EXERCISE: Starting with the first line of the data below, copy each line up to and including the one containing "import plotly.graph_objects as go". Pictures stay out.

....

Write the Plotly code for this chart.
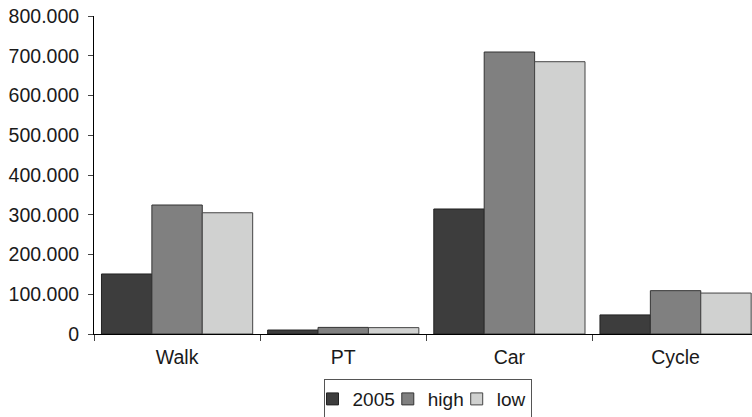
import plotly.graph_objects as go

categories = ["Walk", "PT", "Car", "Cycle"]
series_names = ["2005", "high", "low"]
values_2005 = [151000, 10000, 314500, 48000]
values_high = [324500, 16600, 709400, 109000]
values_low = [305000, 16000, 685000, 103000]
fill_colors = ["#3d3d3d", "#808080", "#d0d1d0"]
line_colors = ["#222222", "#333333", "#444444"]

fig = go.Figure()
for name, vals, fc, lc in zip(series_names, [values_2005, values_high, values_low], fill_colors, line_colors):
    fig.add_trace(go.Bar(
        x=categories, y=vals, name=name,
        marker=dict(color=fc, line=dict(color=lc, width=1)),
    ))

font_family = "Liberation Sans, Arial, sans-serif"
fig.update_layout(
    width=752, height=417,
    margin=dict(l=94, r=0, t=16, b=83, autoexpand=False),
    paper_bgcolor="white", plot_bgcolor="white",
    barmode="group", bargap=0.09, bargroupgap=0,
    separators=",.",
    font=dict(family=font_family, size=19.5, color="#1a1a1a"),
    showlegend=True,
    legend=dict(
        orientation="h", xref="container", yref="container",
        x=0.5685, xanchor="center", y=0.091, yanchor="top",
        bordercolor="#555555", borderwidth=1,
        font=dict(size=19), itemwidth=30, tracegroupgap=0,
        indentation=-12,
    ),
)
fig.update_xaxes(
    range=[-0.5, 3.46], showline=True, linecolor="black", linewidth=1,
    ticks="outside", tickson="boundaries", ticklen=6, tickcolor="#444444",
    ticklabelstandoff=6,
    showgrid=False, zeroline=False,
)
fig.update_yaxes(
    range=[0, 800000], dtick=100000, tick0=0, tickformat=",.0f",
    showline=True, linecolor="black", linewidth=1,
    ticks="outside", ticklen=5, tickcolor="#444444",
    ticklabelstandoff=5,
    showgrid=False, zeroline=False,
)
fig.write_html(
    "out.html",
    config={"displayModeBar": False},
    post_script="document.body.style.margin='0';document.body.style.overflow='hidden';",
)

....

RESPONSE FOR THIS EXERCISE:
Write the Plotly code for this chart.
import plotly.graph_objects as go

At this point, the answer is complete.